Más agresiones de baja intensidad
Uno de los componentes más graves de la violencia política –de alta o baja intensidad– es que al final nadie se responsabilice políticamente. Es la política de negar o mirar para otro lado. Es la irresponsabilidad histórica de haber iniciado un trayecto sin saber ni dónde ni cómo puede llegar.
Algunos seguimos pensando que equiparar la situación de Catalunya a un diagnóstico de pre-totalitarismo no es el método más preciso para definir tanto lo que está pasando como lo que estamos pretendiendo no reconocer que pasa. Pero lo que está pasando manifiesta anomalías cada vez más alarmantes y sin referentes inmediatos de salida.
Pasar del insulto a la agresión es algo extremadamente sombrío. Altera consensos mínimos, deslegitima instituciones, propugna que la calle no sea de todos. La agresión verbal o física es la negación de aquellas virtudes cívicas que son el sustento de una sociedad abierta y avanzada.
Tras la agresión incalificable, la lógica electoralista de sacar provecho en uno u otro sentido impide acotar los márgenes de la agresión hasta lograr que lo que pueden ser actos de violencia anormal lleguen a considerarse “la normalidad”. Un horizonte de conflictividad generalizada no es el actual: pero es cierto que a menudo está fallando de modo deliberado la acotación razonada del conflicto, del creciente descontrol.
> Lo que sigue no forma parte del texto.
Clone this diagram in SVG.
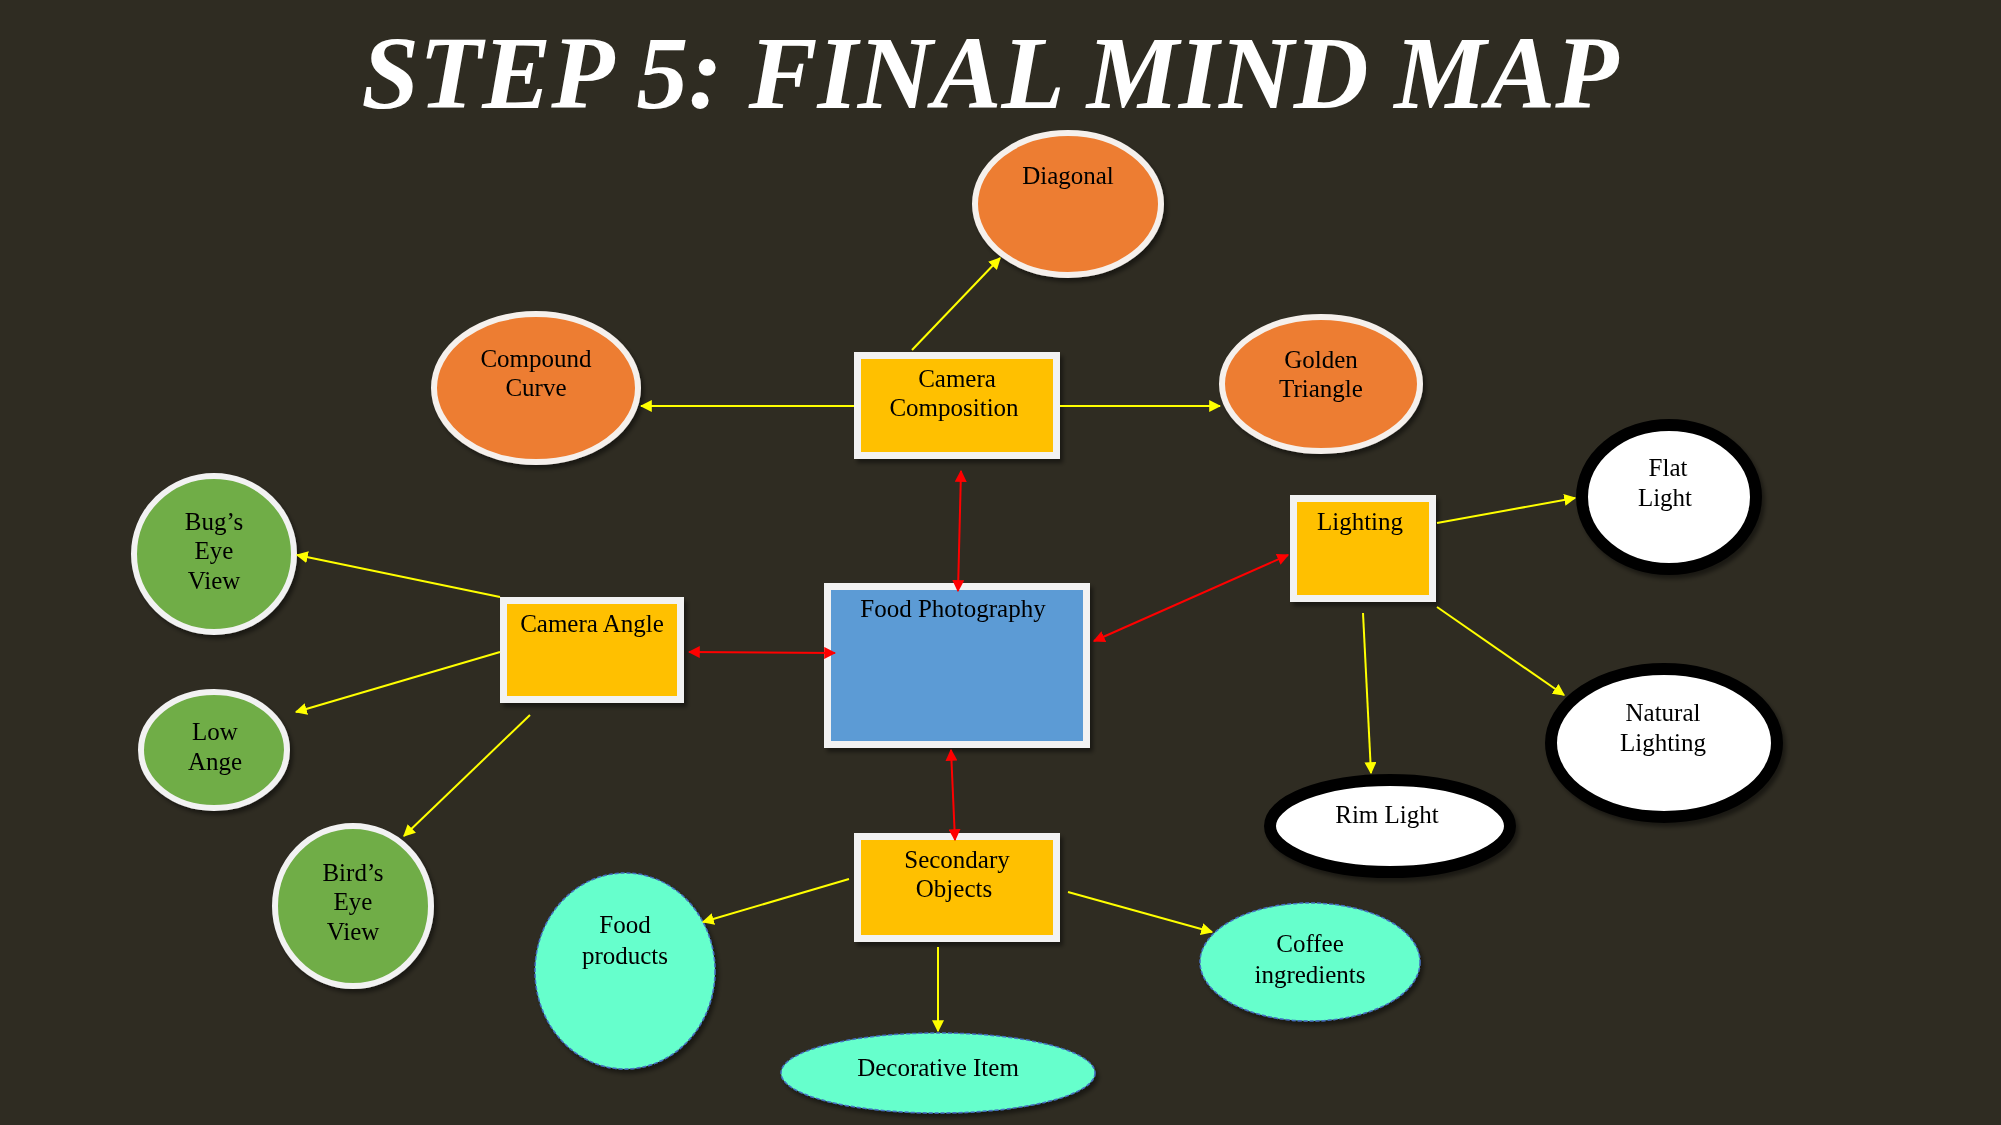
<svg xmlns="http://www.w3.org/2000/svg" width="2001" height="1125" viewBox="0 0 2001 1125">
<defs>
<style>
.t{font-family:"Liberation Serif","Times New Roman",serif;font-size:25px;fill:#000;text-anchor:middle}
.box{fill:#ffc000;stroke:#f2f2f2;stroke-width:7}
.orange{fill:#ed7d31;stroke:#f5f0ec;stroke-width:6}
.green{fill:#70ad47;stroke:#f2f2f2;stroke-width:6}
.white{fill:#fff;stroke:#000;stroke-width:12}
.cyan{fill:#66ffcc;stroke:#4472c4;stroke-width:1.5;stroke-dasharray:4 2}
.y{stroke:#ffff00;stroke-width:2;fill:none;marker-end:url(#ya)}
.r{stroke:#ff0000;stroke-width:2;fill:none;marker-end:url(#ra);marker-start:url(#ra)}
</style>
<marker id="ya" viewBox="0 0 10 10" refX="9" refY="5" markerWidth="6" markerHeight="6" orient="auto-start-reverse"><path d="M0,0L10,5L0,10z" fill="#ffff00"/></marker>
<marker id="ra" viewBox="0 0 10 10" refX="9" refY="5" markerWidth="6" markerHeight="6" orient="auto-start-reverse"><path d="M0,0L10,5L0,10z" fill="#ff0000"/></marker>
<filter id="sh" x="-20%" y="-20%" width="140%" height="140%"><feDropShadow dx="3" dy="4" stdDeviation="2" flood-color="#000" flood-opacity="0.45"/></filter>
</defs>
<rect width="2001" height="1125" fill="#2f2c22"/>
<text x="990" y="108" font-family="Liberation Serif,'Times New Roman',serif" font-size="104" font-weight="bold" font-style="italic" fill="#fff" text-anchor="middle" textLength="1257" lengthAdjust="spacingAndGlyphs">STEP 5: FINAL MIND MAP</text>

<g id="diagonal" filter="url(#sh)"><ellipse class="orange" cx="1068" cy="204" rx="93" ry="71"/><text class="t" x="1068" y="184">Diagonal</text></g>
<g id="compound-curve" filter="url(#sh)"><ellipse class="orange" cx="536" cy="388" rx="102" ry="74"/><text class="t" x="536" y="367">Compound</text><text class="t" x="536" y="396">Curve</text></g>
<g id="camera-composition" filter="url(#sh)"><rect class="box" x="857.5" y="355.5" width="199" height="100"/><text class="t" x="957" y="387">Camera</text><text class="t" x="954" y="416">Composition</text></g>
<g id="golden-triangle" filter="url(#sh)"><ellipse class="orange" cx="1321" cy="384" rx="99" ry="67"/><text class="t" x="1321" y="368">Golden</text><text class="t" x="1321" y="397">Triangle</text></g>

<g id="lighting" filter="url(#sh)"><rect class="box" x="1293.5" y="498.5" width="139" height="100"/><text class="t" x="1360" y="530">Lighting</text></g>
<g id="flat-light" filter="url(#sh)"><ellipse class="white" cx="1669" cy="497" rx="87" ry="72"/><text class="t" x="1668" y="476">Flat</text><text class="t" x="1665" y="506">Light</text></g>
<g id="natural-lighting" filter="url(#sh)"><ellipse class="white" cx="1664" cy="743" rx="113" ry="74"/><text class="t" x="1663" y="721">Natural</text><text class="t" x="1663" y="751">Lighting</text></g>
<g id="rim-light" filter="url(#sh)"><ellipse class="white" cx="1390" cy="826" rx="120" ry="46"/><text class="t" x="1387" y="823">Rim Light</text></g>

<g id="food-photography" filter="url(#sh)"><rect x="827.5" y="586.5" width="259" height="158" fill="#5b9bd5" stroke="#f2f2f2" stroke-width="7"/><text class="t" x="953" y="617">Food Photography</text></g>

<g id="camera-angle" filter="url(#sh)"><rect class="box" x="503.5" y="600.5" width="177" height="99"/><text class="t" x="592" y="632">Camera Angle</text></g>
<g id="bugs-eye-view" filter="url(#sh)"><ellipse class="green" cx="214" cy="554" rx="80" ry="78"/><text class="t" x="214" y="530">Bug’s</text><text class="t" x="214" y="559">Eye</text><text class="t" x="214" y="589">View</text></g>
<g id="low-ange" filter="url(#sh)"><ellipse class="green" cx="214" cy="750" rx="73" ry="58"/><text class="t" x="215" y="740">Low</text><text class="t" x="215" y="770">Ange</text></g>
<g id="birds-eye-view" filter="url(#sh)"><ellipse class="green" cx="353" cy="906" rx="78" ry="80"/><text class="t" x="353" y="881">Bird’s</text><text class="t" x="353" y="910">Eye</text><text class="t" x="353" y="940">View</text></g>

<g id="secondary-objects" filter="url(#sh)"><rect class="box" x="857.5" y="836.5" width="199" height="102"/><text class="t" x="957" y="868">Secondary</text><text class="t" x="954" y="897">Objects</text></g>
<g id="food-products" filter="url(#sh)"><ellipse class="cyan" cx="625" cy="971" rx="90" ry="98"/><text class="t" x="625" y="933">Food</text><text class="t" x="625" y="964">products</text></g>
<g id="decorative-item" filter="url(#sh)"><ellipse class="cyan" cx="938" cy="1073" rx="157" ry="40"/><text class="t" x="938" y="1076">Decorative Item</text></g>
<g id="coffee-ingredients" filter="url(#sh)"><ellipse class="cyan" cx="1310" cy="962" rx="110" ry="59"/><text class="t" x="1310" y="952">Coffee</text><text class="t" x="1310" y="983">ingredients</text></g>

<g id="connectors">
<line class="y" x1="912" y1="350" x2="1000" y2="258"/>
<line class="y" x1="854" y1="406" x2="641" y2="406"/>
<line class="y" x1="1060" y1="406" x2="1220" y2="406"/>
<line class="y" x1="1437" y1="523" x2="1575" y2="498"/>
<line class="y" x1="1437" y1="607" x2="1564" y2="695"/>
<line class="y" x1="1363" y1="613" x2="1371" y2="773"/>
<line class="y" x1="500" y1="597" x2="297" y2="555"/>
<line class="y" x1="500" y1="652" x2="296" y2="712"/>
<line class="y" x1="530" y1="715" x2="404" y2="836"/>
<line class="y" x1="849" y1="879" x2="703" y2="922"/>
<line class="y" x1="938" y1="947" x2="938" y2="1031"/>
<line class="y" x1="1068" y1="892" x2="1212" y2="932"/>
<line class="r" x1="961" y1="471" x2="958" y2="591"/>
<line class="r" x1="689" y1="652" x2="835" y2="653" stroke-width="2.5"/>
<line class="r" x1="1094" y1="641" x2="1288" y2="555"/>
<line class="r" x1="951" y1="750" x2="955" y2="840"/>
</g>
</svg>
Cuando la percepción cuenta más que el ejercicio de la ley algo se está trastocando en una sociedad. Ocurre lo mismo cuando la emocionalidad intenta suplantar las formas de la legalidad. Por ejemplo: cuando se habla de crispación, la reacción tan nerviosa y la retórica agresiva de los opinantes del independentismo indica que algo se les está yendo de las manos y que cada vez pueden recurrir menos al antiguo excepcionalismo de un oasis catalán.
En política la violencia es, finalmente, la consecuencia de una crisis de autoridad. Si se le suma la confrontación electoral europea, que no es sino un apunte de lo que comienza a ser un cuadro clínico de fractura social, la irresponsabilidad institucional es un factor de peso, sin que se pueda contar con paliativos de racionalidad política.
En la Catalunya de ahora mismo se están dando algunos conatos y erupciones concretas de violencia de baja intensidad, con el agravante de que acostumbran a ser elementos innegables de intimidación y formas ilícitas de coartar la libertad ajena. Todo lo contrario de lo que exige la convivencia y, más en concreto, una lid electoral según los cánones del pluralismo y la garantía del Derecho. En fin, la ley es la suprema garantía frente a toda forma de violencia.
Ojalá esa sea una fase breve y fugaz, para bien de la sociedad catalana, sean cuales sean las diversas preferencias políticas. De lo contrario, ¿estamos en el umbral tan resbaladizo de una paranoia secesionista?